■ **THE REQUEST**
Quote each line of the material verbatim, without the pictures.

# # # # # # #

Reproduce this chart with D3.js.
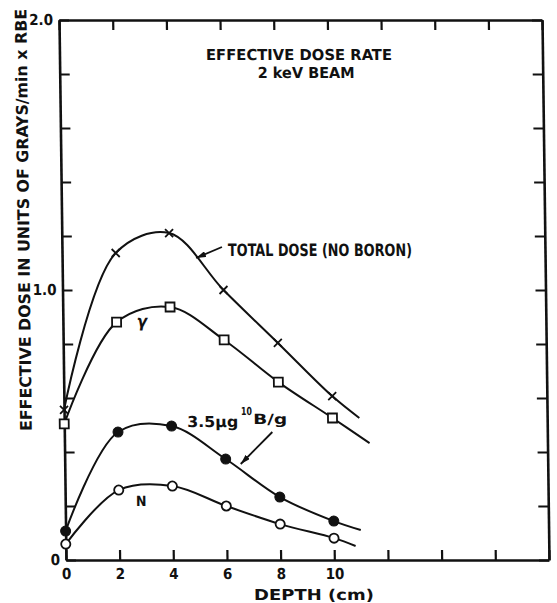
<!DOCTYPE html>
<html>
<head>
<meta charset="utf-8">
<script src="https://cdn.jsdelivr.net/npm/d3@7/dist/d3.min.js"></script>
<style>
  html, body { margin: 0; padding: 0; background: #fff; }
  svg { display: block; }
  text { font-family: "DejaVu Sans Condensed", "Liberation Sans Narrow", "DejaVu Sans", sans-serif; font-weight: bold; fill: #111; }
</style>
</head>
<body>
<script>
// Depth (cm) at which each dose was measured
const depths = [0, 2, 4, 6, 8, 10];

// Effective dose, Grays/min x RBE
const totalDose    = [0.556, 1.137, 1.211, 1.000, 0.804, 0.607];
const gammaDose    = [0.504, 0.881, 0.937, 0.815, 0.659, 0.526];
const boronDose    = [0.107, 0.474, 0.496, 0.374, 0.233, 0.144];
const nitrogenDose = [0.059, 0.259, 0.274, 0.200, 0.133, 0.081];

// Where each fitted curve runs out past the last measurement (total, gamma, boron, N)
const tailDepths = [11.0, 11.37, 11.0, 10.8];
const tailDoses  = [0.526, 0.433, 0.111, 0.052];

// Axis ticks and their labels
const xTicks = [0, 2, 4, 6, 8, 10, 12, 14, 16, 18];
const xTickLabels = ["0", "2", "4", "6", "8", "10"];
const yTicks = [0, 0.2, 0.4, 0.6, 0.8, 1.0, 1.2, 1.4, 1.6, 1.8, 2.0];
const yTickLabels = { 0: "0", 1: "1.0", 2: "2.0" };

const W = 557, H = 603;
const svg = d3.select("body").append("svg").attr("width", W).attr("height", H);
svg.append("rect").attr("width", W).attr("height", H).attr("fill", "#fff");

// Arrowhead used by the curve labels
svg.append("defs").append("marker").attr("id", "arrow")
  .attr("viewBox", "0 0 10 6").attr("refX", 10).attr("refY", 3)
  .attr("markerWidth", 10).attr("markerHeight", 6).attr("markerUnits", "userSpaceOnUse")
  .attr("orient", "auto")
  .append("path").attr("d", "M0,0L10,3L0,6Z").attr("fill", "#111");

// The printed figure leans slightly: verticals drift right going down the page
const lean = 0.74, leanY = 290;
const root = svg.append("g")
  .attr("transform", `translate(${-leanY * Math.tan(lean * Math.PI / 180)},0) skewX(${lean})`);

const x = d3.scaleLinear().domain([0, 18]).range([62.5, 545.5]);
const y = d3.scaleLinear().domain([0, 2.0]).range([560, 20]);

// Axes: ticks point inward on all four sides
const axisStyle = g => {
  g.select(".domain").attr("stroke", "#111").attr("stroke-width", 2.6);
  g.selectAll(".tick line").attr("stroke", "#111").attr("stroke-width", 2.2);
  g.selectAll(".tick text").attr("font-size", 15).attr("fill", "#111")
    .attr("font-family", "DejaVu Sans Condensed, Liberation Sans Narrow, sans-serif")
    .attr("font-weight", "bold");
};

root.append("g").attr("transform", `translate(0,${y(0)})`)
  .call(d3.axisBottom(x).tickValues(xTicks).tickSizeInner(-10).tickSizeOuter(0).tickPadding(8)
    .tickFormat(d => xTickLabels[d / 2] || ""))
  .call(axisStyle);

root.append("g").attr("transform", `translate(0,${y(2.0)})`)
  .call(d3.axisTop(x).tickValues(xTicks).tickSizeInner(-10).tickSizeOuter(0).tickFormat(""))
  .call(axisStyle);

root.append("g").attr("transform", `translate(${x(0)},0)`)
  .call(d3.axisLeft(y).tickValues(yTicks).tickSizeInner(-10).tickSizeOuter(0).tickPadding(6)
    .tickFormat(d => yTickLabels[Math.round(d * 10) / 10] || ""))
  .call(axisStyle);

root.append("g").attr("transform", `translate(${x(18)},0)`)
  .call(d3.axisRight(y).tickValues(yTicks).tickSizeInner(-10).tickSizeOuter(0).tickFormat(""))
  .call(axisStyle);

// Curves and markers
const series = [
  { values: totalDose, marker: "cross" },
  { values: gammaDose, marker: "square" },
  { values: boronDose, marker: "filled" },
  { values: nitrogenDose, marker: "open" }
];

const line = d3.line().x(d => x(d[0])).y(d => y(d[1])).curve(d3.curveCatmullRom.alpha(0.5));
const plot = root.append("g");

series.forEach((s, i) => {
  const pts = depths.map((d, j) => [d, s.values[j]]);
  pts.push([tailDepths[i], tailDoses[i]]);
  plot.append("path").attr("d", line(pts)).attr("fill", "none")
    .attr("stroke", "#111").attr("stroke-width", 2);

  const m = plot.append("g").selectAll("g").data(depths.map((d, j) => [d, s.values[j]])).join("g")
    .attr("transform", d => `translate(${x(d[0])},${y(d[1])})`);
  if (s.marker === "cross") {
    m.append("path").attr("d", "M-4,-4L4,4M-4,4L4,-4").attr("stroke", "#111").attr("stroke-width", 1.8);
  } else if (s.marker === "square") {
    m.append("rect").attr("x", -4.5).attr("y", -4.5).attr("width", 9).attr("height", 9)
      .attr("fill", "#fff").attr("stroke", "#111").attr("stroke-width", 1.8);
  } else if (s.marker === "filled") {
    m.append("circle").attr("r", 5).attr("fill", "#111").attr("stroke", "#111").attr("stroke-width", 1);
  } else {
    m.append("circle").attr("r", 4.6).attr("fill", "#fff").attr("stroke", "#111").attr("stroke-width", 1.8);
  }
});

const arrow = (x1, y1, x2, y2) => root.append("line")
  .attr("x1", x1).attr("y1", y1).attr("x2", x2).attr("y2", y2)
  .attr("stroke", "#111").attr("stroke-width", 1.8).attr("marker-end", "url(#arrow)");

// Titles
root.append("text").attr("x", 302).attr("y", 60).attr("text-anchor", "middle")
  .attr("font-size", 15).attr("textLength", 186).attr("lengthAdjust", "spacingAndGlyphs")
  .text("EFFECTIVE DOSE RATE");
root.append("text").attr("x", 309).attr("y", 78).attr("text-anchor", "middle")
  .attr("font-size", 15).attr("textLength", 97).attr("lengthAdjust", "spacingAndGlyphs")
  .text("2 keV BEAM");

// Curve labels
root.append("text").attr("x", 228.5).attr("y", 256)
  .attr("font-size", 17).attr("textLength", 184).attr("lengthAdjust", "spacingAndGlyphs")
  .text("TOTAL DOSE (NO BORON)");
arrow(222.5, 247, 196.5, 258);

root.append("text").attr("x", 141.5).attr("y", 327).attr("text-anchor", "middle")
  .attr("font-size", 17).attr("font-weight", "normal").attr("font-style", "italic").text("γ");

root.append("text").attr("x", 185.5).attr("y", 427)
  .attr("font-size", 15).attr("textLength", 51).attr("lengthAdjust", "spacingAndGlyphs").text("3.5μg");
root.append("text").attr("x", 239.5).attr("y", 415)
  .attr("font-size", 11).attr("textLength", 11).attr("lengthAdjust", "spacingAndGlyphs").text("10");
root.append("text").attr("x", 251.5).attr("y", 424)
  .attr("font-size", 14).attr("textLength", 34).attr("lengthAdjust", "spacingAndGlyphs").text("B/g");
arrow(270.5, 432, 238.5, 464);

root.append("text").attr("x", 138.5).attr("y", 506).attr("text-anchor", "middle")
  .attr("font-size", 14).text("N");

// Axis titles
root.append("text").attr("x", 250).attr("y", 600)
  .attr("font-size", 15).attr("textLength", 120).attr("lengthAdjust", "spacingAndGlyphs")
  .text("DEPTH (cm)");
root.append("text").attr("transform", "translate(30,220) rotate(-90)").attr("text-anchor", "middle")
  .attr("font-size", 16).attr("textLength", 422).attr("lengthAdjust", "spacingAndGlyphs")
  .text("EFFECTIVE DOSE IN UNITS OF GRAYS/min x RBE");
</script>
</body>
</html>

# # # # # # #

■ **COMPLETED EXERCISE**
Reproduce this chart with D3.js.
<!DOCTYPE html>
<html>
<head>
<meta charset="utf-8">
<script src="https://cdn.jsdelivr.net/npm/d3@7/dist/d3.min.js"></script>
<style>
  html, body { margin: 0; padding: 0; background: #fff; }
  svg { display: block; }
  text { font-family: "DejaVu Sans Condensed", "Liberation Sans Narrow", "DejaVu Sans", sans-serif; font-weight: bold; fill: #111; }
</style>
</head>
<body>
<script>
// Depth (cm) at which each dose was measured
const depths = [0, 2, 4, 6, 8, 10];

// Effective dose, Grays/min x RBE
const totalDose    = [0.556, 1.137, 1.211, 1.000, 0.804, 0.607];
const gammaDose    = [0.504, 0.881, 0.937, 0.815, 0.659, 0.526];
const boronDose    = [0.107, 0.474, 0.496, 0.374, 0.233, 0.144];
const nitrogenDose = [0.059, 0.259, 0.274, 0.200, 0.133, 0.081];

// Where each fitted curve runs out past the last measurement (total, gamma, boron, N)
const tailDepths = [11.0, 11.37, 11.0, 10.8];
const tailDoses  = [0.526, 0.433, 0.111, 0.052];

// Axis ticks and their labels
const xTicks = [0, 2, 4, 6, 8, 10, 12, 14, 16, 18];
const xTickLabels = ["0", "2", "4", "6", "8", "10"];
const yTicks = [0, 0.2, 0.4, 0.6, 0.8, 1.0, 1.2, 1.4, 1.6, 1.8, 2.0];
const yTickLabels = { 0: "0", 1: "1.0", 2: "2.0" };

const W = 557, H = 603;
const svg = d3.select("body").append("svg").attr("width", W).attr("height", H);
svg.append("rect").attr("width", W).attr("height", H).attr("fill", "#fff");

// Arrowhead used by the curve labels
svg.append("defs").append("marker").attr("id", "arrow")
  .attr("viewBox", "0 0 10 6").attr("refX", 10).attr("refY", 3)
  .attr("markerWidth", 10).attr("markerHeight", 6).attr("markerUnits", "userSpaceOnUse")
  .attr("orient", "auto")
  .append("path").attr("d", "M0,0L10,3L0,6Z").attr("fill", "#111");

// The printed figure leans slightly: verticals drift right going down the page
const lean = 0.74, leanY = 290;
const root = svg.append("g")
  .attr("transform", `translate(${-leanY * Math.tan(lean * Math.PI / 180)},0) skewX(${lean})`);

const x = d3.scaleLinear().domain([0, 18]).range([62.5, 545.5]);
const y = d3.scaleLinear().domain([0, 2.0]).range([560, 20]);

// Axes: ticks point inward on all four sides
const axisStyle = g => {
  g.select(".domain").attr("stroke", "#111").attr("stroke-width", 2.6);
  g.selectAll(".tick line").attr("stroke", "#111").attr("stroke-width", 2.2);
  g.selectAll(".tick text").attr("font-size", 15).attr("fill", "#111")
    .attr("font-family", "DejaVu Sans Condensed, Liberation Sans Narrow, sans-serif")
    .attr("font-weight", "bold");
};

root.append("g").attr("transform", `translate(0,${y(0)})`)
  .call(d3.axisBottom(x).tickValues(xTicks).tickSizeInner(-10).tickSizeOuter(0).tickPadding(8)
    .tickFormat(d => xTickLabels[d / 2] || ""))
  .call(axisStyle);

root.append("g").attr("transform", `translate(0,${y(2.0)})`)
  .call(d3.axisTop(x).tickValues(xTicks).tickSizeInner(-10).tickSizeOuter(0).tickFormat(""))
  .call(axisStyle);

root.append("g").attr("transform", `translate(${x(0)},0)`)
  .call(d3.axisLeft(y).tickValues(yTicks).tickSizeInner(-10).tickSizeOuter(0).tickPadding(6)
    .tickFormat(d => yTickLabels[Math.round(d * 10) / 10] || ""))
  .call(axisStyle);

root.append("g").attr("transform", `translate(${x(18)},0)`)
  .call(d3.axisRight(y).tickValues(yTicks).tickSizeInner(-10).tickSizeOuter(0).tickFormat(""))
  .call(axisStyle);

// Curves and markers
const series = [
  { values: totalDose, marker: "cross" },
  { values: gammaDose, marker: "square" },
  { values: boronDose, marker: "filled" },
  { values: nitrogenDose, marker: "open" }
];

const line = d3.line().x(d => x(d[0])).y(d => y(d[1])).curve(d3.curveCatmullRom.alpha(0.5));
const plot = root.append("g");

series.forEach((s, i) => {
  const pts = depths.map((d, j) => [d, s.values[j]]);
  pts.push([tailDepths[i], tailDoses[i]]);
  plot.append("path").attr("d", line(pts)).attr("fill", "none")
    .attr("stroke", "#111").attr("stroke-width", 2);

  const m = plot.append("g").selectAll("g").data(depths.map((d, j) => [d, s.values[j]])).join("g")
    .attr("transform", d => `translate(${x(d[0])},${y(d[1])})`);
  if (s.marker === "cross") {
    m.append("path").attr("d", "M-4,-4L4,4M-4,4L4,-4").attr("stroke", "#111").attr("stroke-width", 1.8);
  } else if (s.marker === "square") {
    m.append("rect").attr("x", -4.5).attr("y", -4.5).attr("width", 9).attr("height", 9)
      .attr("fill", "#fff").attr("stroke", "#111").attr("stroke-width", 1.8);
  } else if (s.marker === "filled") {
    m.append("circle").attr("r", 5).attr("fill", "#111").attr("stroke", "#111").attr("stroke-width", 1);
  } else {
    m.append("circle").attr("r", 4.6).attr("fill", "#fff").attr("stroke", "#111").attr("stroke-width", 1.8);
  }
});

const arrow = (x1, y1, x2, y2) => root.append("line")
  .attr("x1", x1).attr("y1", y1).attr("x2", x2).attr("y2", y2)
  .attr("stroke", "#111").attr("stroke-width", 1.8).attr("marker-end", "url(#arrow)");

// Titles
root.append("text").attr("x", 302).attr("y", 60).attr("text-anchor", "middle")
  .attr("font-size", 15).attr("textLength", 186).attr("lengthAdjust", "spacingAndGlyphs")
  .text("EFFECTIVE DOSE RATE");
root.append("text").attr("x", 309).attr("y", 78).attr("text-anchor", "middle")
  .attr("font-size", 15).attr("textLength", 97).attr("lengthAdjust", "spacingAndGlyphs")
  .text("2 keV BEAM");

// Curve labels
root.append("text").attr("x", 228.5).attr("y", 256)
  .attr("font-size", 17).attr("textLength", 184).attr("lengthAdjust", "spacingAndGlyphs")
  .text("TOTAL DOSE (NO BORON)");
arrow(222.5, 247, 196.5, 258);

root.append("text").attr("x", 141.5).attr("y", 327).attr("text-anchor", "middle")
  .attr("font-size", 17).attr("font-weight", "normal").attr("font-style", "italic").text("γ");

root.append("text").attr("x", 185.5).attr("y", 427)
  .attr("font-size", 15).attr("textLength", 51).attr("lengthAdjust", "spacingAndGlyphs").text("3.5μg");
root.append("text").attr("x", 239.5).attr("y", 415)
  .attr("font-size", 11).attr("textLength", 11).attr("lengthAdjust", "spacingAndGlyphs").text("10");
root.append("text").attr("x", 251.5).attr("y", 424)
  .attr("font-size", 14).attr("textLength", 34).attr("lengthAdjust", "spacingAndGlyphs").text("B/g");
arrow(270.5, 432, 238.5, 464);

root.append("text").attr("x", 138.5).attr("y", 506).attr("text-anchor", "middle")
  .attr("font-size", 14).text("N");

// Axis titles
root.append("text").attr("x", 250).attr("y", 600)
  .attr("font-size", 15).attr("textLength", 120).attr("lengthAdjust", "spacingAndGlyphs")
  .text("DEPTH (cm)");
root.append("text").attr("transform", "translate(30,220) rotate(-90)").attr("text-anchor", "middle")
  .attr("font-size", 16).attr("textLength", 422).attr("lengthAdjust", "spacingAndGlyphs")
  .text("EFFECTIVE DOSE IN UNITS OF GRAYS/min x RBE");
</script>
</body>
</html>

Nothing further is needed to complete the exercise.